Own funds in client money represents the Group's own cash held in segregated client funds, in accordance with the UK's Financial Conduct Authority (FCA) 'CASS' rules and similar rules of other regulators in whose jurisdiction the Group operates and includes GBP16.5 million (31 May 2019: GBP13.5 million ) to be transferred to the Group on the following business day.

Amounts due from clients arise when a client's total funds deposited with the Group are insufficient to cover any trading losses incurred or when a client utilises a trading credit limit, and is stated net of an allowance for impairment.

Other assets

Other assets are cryptocurrencies and rights to cryptocurrencies, which are owned and controlled by the Group for the purpose of hedging the Group's exposure to clients' cryptocurrency trading positions.

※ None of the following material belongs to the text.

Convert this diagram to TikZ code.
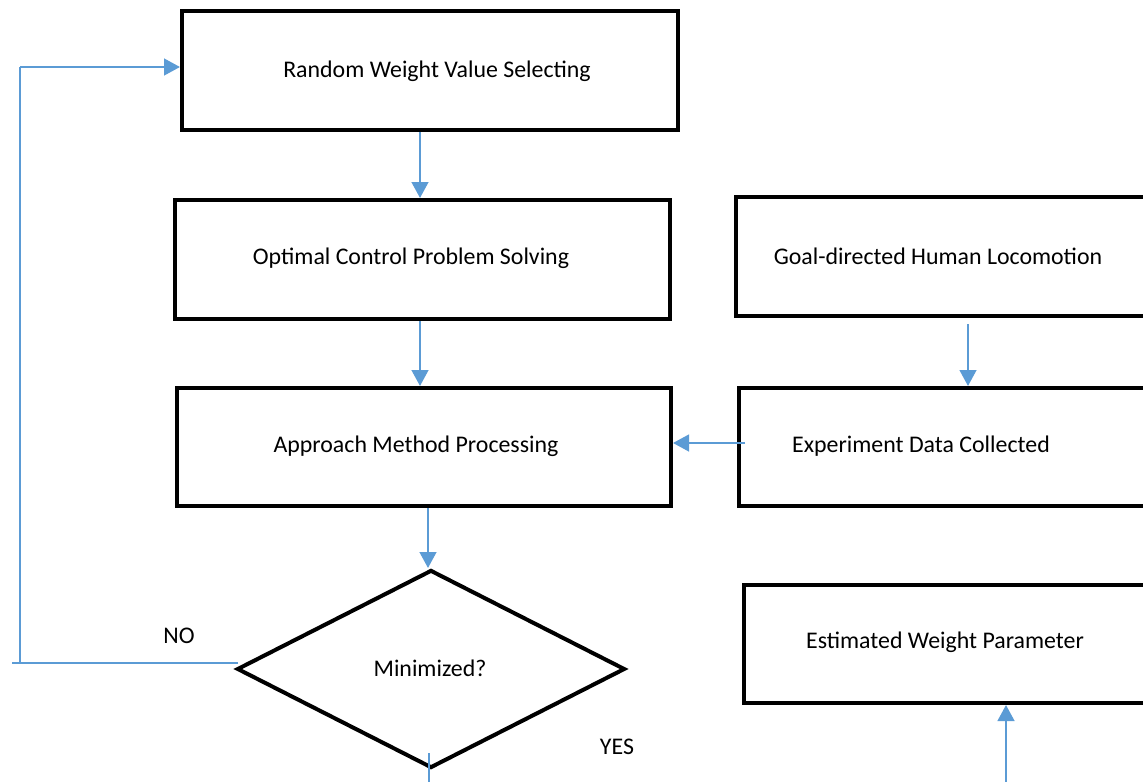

Following the adoption of IFRS 16 Leases from 1 June 2019, the Group now recognises a lease liability on the balance sheet to represent its obligation to make lease payments.

Trade payables

Client funds comprise title transfer funds and client deposits with the Group's Swiss banking subsidiary. These amounts are included within cash and cash equivalents. Client funds also includes financial liabilities relating to issued turbo warrants.

Amounts due to clients represent balances that will be transferred from the Group's own cash into segregated client funds on the following business day in accordance with the UK's Financial Conduct Authority (FCA) 'CASS' rules and similar rules of other regulators in whose jurisdiction the Group operates.

Other reserves

In the year ended 31 May 2009, the Group carried out a share placement of 27,864,407 shares at a placing price of GBP2.95 per share, raising GBP82.2 million. After deducting GBP1.2m transaction costs, GBP81.0 million was recognised as Share Premium.

This placing was facilitated through IG Jersey Cashbox Limited, a Jersey incorporated company which has since been liquidated. The Group has now determined that the transaction qualified for merger relief under s612 Companies Act 2006. As a result, GBP81.0 million has now been reclassified to Other Reserves from Share Premium, reflecting the merger relief treatment.